:: Directions ::
All of the data should be output character for character, except the pictures.

:: Supplied records ::
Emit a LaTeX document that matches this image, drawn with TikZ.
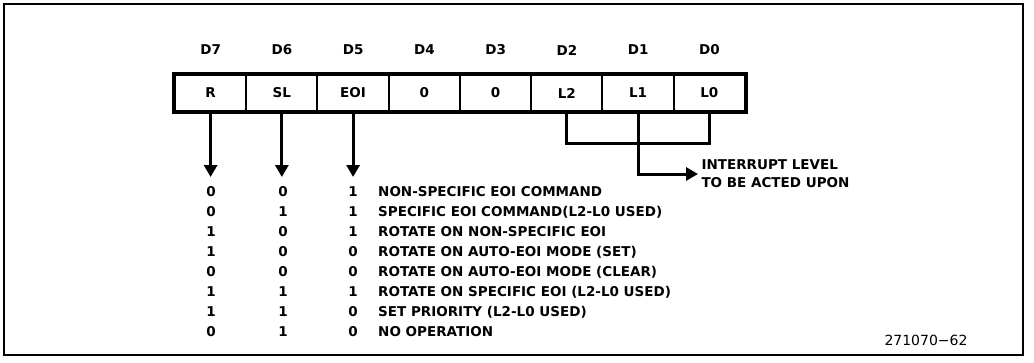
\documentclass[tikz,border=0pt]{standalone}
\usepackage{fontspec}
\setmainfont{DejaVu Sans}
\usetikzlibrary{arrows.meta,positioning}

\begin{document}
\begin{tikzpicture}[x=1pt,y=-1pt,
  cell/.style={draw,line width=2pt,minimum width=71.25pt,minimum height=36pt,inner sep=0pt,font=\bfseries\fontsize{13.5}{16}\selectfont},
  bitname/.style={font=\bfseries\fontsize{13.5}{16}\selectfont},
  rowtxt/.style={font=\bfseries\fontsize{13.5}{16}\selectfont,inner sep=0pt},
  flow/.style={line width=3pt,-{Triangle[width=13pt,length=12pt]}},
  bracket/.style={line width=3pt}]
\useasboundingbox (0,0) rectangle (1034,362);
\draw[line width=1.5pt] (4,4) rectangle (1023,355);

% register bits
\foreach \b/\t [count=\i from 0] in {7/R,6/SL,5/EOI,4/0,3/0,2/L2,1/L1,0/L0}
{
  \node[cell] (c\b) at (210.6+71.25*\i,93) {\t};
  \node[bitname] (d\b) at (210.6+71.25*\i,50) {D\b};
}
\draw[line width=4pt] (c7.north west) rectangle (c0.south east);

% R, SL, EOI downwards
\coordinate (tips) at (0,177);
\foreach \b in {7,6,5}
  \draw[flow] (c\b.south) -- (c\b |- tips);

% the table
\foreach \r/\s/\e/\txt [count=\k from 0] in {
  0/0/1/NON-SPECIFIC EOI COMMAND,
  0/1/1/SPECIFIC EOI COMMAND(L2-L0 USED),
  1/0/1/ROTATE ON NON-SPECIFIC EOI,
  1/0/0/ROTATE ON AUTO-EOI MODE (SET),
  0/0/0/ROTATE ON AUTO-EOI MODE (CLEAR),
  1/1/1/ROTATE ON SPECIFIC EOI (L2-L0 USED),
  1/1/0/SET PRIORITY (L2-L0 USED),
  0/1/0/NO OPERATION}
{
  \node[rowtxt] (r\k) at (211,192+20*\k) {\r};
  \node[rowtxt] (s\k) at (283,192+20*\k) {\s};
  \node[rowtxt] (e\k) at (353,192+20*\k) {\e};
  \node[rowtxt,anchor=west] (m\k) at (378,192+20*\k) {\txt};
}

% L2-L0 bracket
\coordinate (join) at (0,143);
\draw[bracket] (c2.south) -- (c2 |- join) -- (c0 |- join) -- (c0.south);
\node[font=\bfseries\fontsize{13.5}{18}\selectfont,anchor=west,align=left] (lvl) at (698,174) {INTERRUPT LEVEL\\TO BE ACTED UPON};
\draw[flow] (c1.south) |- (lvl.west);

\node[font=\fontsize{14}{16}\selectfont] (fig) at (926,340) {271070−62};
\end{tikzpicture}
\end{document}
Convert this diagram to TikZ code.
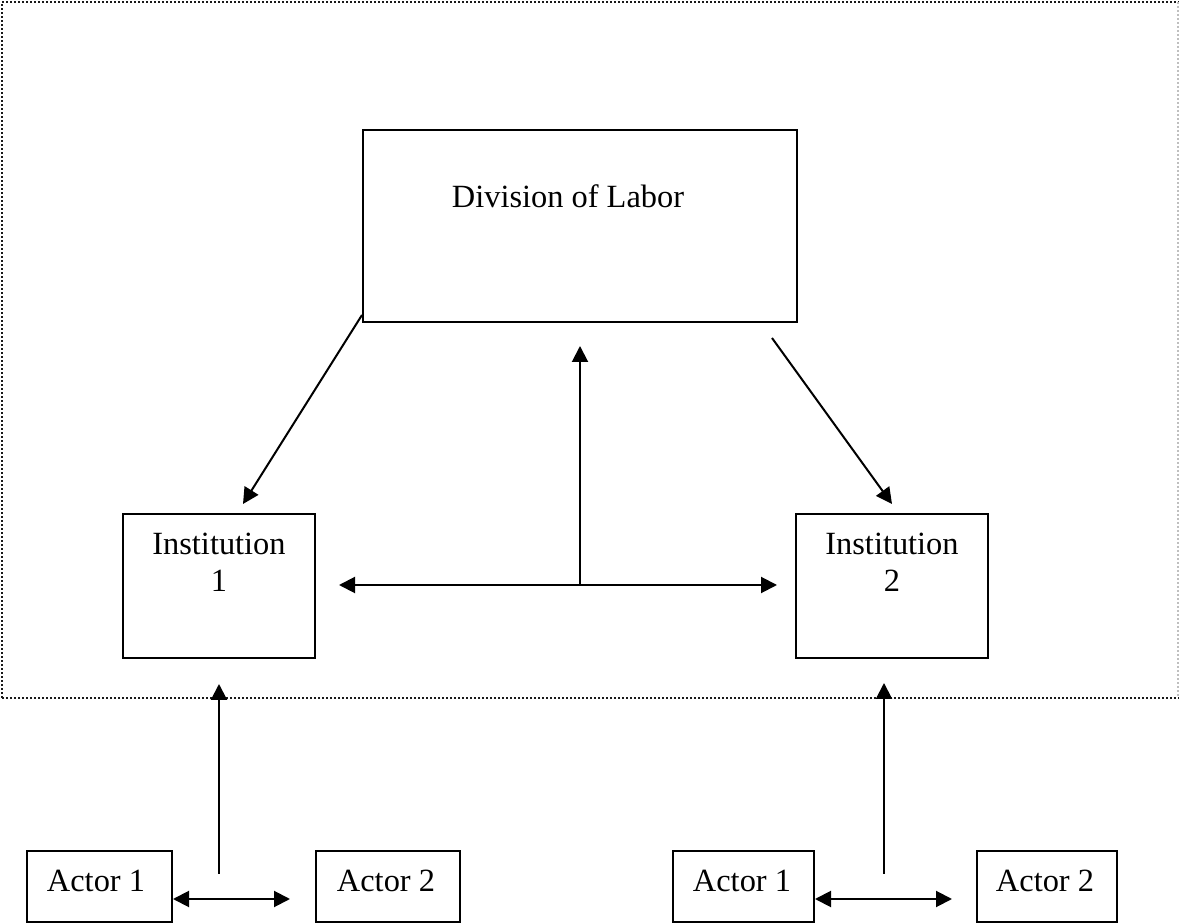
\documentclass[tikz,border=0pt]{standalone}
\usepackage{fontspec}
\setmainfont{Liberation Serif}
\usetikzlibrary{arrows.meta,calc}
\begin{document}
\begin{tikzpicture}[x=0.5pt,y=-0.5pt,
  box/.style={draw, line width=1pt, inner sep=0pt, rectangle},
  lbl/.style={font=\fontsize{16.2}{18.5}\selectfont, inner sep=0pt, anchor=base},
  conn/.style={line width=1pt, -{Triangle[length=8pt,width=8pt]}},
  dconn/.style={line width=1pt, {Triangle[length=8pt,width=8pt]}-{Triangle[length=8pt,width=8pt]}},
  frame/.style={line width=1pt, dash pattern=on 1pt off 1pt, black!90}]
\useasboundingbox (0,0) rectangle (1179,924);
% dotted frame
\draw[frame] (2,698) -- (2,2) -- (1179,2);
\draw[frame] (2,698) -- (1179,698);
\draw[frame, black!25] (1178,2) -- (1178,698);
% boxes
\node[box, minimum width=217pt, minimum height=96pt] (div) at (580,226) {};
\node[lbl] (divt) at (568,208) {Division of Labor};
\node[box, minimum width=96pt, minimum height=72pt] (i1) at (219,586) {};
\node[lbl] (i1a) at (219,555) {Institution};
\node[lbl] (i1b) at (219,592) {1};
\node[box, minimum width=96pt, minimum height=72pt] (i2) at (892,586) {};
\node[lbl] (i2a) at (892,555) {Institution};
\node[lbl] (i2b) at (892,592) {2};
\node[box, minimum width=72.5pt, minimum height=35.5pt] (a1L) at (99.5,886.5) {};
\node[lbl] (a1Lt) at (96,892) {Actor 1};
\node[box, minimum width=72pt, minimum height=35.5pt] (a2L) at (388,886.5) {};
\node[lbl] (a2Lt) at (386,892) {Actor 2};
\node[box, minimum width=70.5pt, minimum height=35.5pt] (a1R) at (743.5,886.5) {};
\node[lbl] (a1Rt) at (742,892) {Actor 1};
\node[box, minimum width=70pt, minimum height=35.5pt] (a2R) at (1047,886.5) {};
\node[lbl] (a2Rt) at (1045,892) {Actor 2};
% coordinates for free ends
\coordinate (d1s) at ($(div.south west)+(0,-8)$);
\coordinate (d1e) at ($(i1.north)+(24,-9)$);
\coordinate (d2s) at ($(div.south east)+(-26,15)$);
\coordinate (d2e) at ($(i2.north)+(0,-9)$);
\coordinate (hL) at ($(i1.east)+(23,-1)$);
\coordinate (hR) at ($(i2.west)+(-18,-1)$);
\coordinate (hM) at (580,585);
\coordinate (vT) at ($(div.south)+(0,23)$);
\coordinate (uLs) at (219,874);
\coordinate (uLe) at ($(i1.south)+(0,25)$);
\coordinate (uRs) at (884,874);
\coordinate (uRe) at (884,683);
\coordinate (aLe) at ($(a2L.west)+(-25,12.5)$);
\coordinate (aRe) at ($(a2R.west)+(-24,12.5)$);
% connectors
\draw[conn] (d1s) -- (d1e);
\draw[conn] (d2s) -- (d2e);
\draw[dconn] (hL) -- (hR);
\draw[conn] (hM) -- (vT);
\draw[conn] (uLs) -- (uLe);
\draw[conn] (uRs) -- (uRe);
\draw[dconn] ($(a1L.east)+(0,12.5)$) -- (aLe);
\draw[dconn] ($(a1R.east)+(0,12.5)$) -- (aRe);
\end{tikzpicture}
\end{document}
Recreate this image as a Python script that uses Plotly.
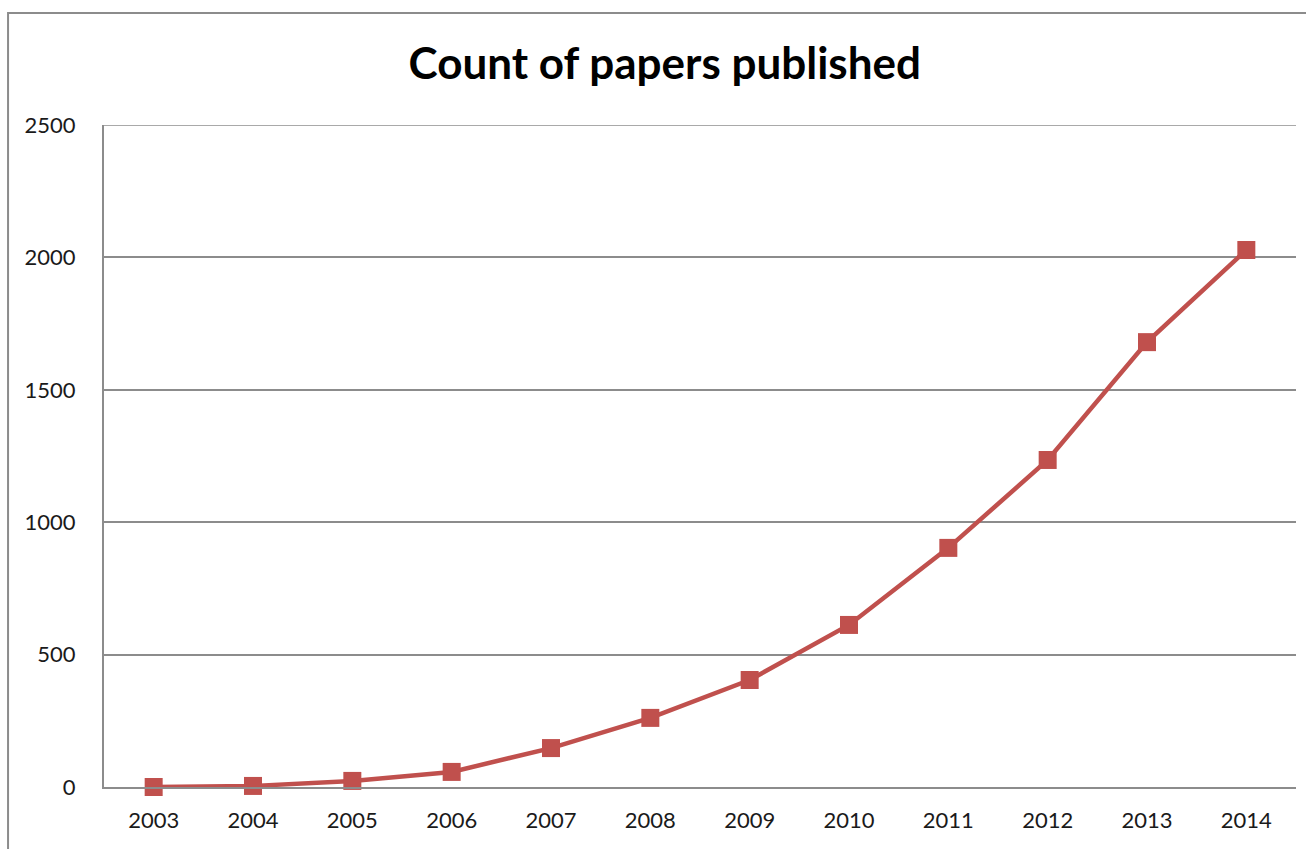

:: Exercise output ::
Emit a LaTeX document that matches this image, drawn with TikZ.
\documentclass[tikz,border=0pt]{standalone}
\usepackage{fontspec}
\setmainfont{DejaVu Sans}
\usetikzlibrary{arrows.meta,positioning}

\begin{document}
\begin{tikzpicture}[x=1pt,y=-1pt,
  cell/.style={draw,line width=2pt,minimum width=71.25pt,minimum height=36pt,inner sep=0pt,font=\bfseries\fontsize{13.5}{16}\selectfont},
  bitname/.style={font=\bfseries\fontsize{13.5}{16}\selectfont},
  rowtxt/.style={font=\bfseries\fontsize{13.5}{16}\selectfont,inner sep=0pt},
  flow/.style={line width=3pt,-{Triangle[width=13pt,length=12pt]}},
  bracket/.style={line width=3pt}]
\useasboundingbox (0,0) rectangle (1034,362);
\draw[line width=1.5pt] (4,4) rectangle (1023,355);

% register bits
\foreach \b/\t [count=\i from 0] in {7/R,6/SL,5/EOI,4/0,3/0,2/L2,1/L1,0/L0}
{
  \node[cell] (c\b) at (210.6+71.25*\i,93) {\t};
  \node[bitname] (d\b) at (210.6+71.25*\i,50) {D\b};
}
\draw[line width=4pt] (c7.north west) rectangle (c0.south east);

% R, SL, EOI downwards
\coordinate (tips) at (0,177);
\foreach \b in {7,6,5}
  \draw[flow] (c\b.south) -- (c\b |- tips);

% the table
\foreach \r/\s/\e/\txt [count=\k from 0] in {
  0/0/1/NON-SPECIFIC EOI COMMAND,
  0/1/1/SPECIFIC EOI COMMAND(L2-L0 USED),
  1/0/1/ROTATE ON NON-SPECIFIC EOI,
  1/0/0/ROTATE ON AUTO-EOI MODE (SET),
  0/0/0/ROTATE ON AUTO-EOI MODE (CLEAR),
  1/1/1/ROTATE ON SPECIFIC EOI (L2-L0 USED),
  1/1/0/SET PRIORITY (L2-L0 USED),
  0/1/0/NO OPERATION}
{
  \node[rowtxt] (r\k) at (211,192+20*\k) {\r};
  \node[rowtxt] (s\k) at (283,192+20*\k) {\s};
  \node[rowtxt] (e\k) at (353,192+20*\k) {\e};
  \node[rowtxt,anchor=west] (m\k) at (378,192+20*\k) {\txt};
}

% L2-L0 bracket
\coordinate (join) at (0,143);
\draw[bracket] (c2.south) -- (c2 |- join) -- (c0 |- join) -- (c0.south);
\node[font=\bfseries\fontsize{13.5}{18}\selectfont,anchor=west,align=left] (lvl) at (698,174) {INTERRUPT LEVEL\\TO BE ACTED UPON};
\draw[flow] (c1.south) |- (lvl.west);

\node[font=\fontsize{14}{16}\selectfont] (fig) at (926,340) {271070−62};
\end{tikzpicture}
\end{document}
Convert this diagram to TikZ code.
\documentclass[tikz,border=0pt]{standalone}
\usepackage{fontspec}
\setmainfont{Liberation Serif}
\usetikzlibrary{arrows.meta,calc}
\begin{document}
\begin{tikzpicture}[x=0.5pt,y=-0.5pt,
  box/.style={draw, line width=1pt, inner sep=0pt, rectangle},
  lbl/.style={font=\fontsize{16.2}{18.5}\selectfont, inner sep=0pt, anchor=base},
  conn/.style={line width=1pt, -{Triangle[length=8pt,width=8pt]}},
  dconn/.style={line width=1pt, {Triangle[length=8pt,width=8pt]}-{Triangle[length=8pt,width=8pt]}},
  frame/.style={line width=1pt, dash pattern=on 1pt off 1pt, black!90}]
\useasboundingbox (0,0) rectangle (1179,924);
% dotted frame
\draw[frame] (2,698) -- (2,2) -- (1179,2);
\draw[frame] (2,698) -- (1179,698);
\draw[frame, black!25] (1178,2) -- (1178,698);
% boxes
\node[box, minimum width=217pt, minimum height=96pt] (div) at (580,226) {};
\node[lbl] (divt) at (568,208) {Division of Labor};
\node[box, minimum width=96pt, minimum height=72pt] (i1) at (219,586) {};
\node[lbl] (i1a) at (219,555) {Institution};
\node[lbl] (i1b) at (219,592) {1};
\node[box, minimum width=96pt, minimum height=72pt] (i2) at (892,586) {};
\node[lbl] (i2a) at (892,555) {Institution};
\node[lbl] (i2b) at (892,592) {2};
\node[box, minimum width=72.5pt, minimum height=35.5pt] (a1L) at (99.5,886.5) {};
\node[lbl] (a1Lt) at (96,892) {Actor 1};
\node[box, minimum width=72pt, minimum height=35.5pt] (a2L) at (388,886.5) {};
\node[lbl] (a2Lt) at (386,892) {Actor 2};
\node[box, minimum width=70.5pt, minimum height=35.5pt] (a1R) at (743.5,886.5) {};
\node[lbl] (a1Rt) at (742,892) {Actor 1};
\node[box, minimum width=70pt, minimum height=35.5pt] (a2R) at (1047,886.5) {};
\node[lbl] (a2Rt) at (1045,892) {Actor 2};
% coordinates for free ends
\coordinate (d1s) at ($(div.south west)+(0,-8)$);
\coordinate (d1e) at ($(i1.north)+(24,-9)$);
\coordinate (d2s) at ($(div.south east)+(-26,15)$);
\coordinate (d2e) at ($(i2.north)+(0,-9)$);
\coordinate (hL) at ($(i1.east)+(23,-1)$);
\coordinate (hR) at ($(i2.west)+(-18,-1)$);
\coordinate (hM) at (580,585);
\coordinate (vT) at ($(div.south)+(0,23)$);
\coordinate (uLs) at (219,874);
\coordinate (uLe) at ($(i1.south)+(0,25)$);
\coordinate (uRs) at (884,874);
\coordinate (uRe) at (884,683);
\coordinate (aLe) at ($(a2L.west)+(-25,12.5)$);
\coordinate (aRe) at ($(a2R.west)+(-24,12.5)$);
% connectors
\draw[conn] (d1s) -- (d1e);
\draw[conn] (d2s) -- (d2e);
\draw[dconn] (hL) -- (hR);
\draw[conn] (hM) -- (vT);
\draw[conn] (uLs) -- (uLe);
\draw[conn] (uRs) -- (uRe);
\draw[dconn] ($(a1L.east)+(0,12.5)$) -- (aLe);
\draw[dconn] ($(a1R.east)+(0,12.5)$) -- (aRe);
\end{tikzpicture}
\end{document}
Recreate this image as a Python script that uses Plotly.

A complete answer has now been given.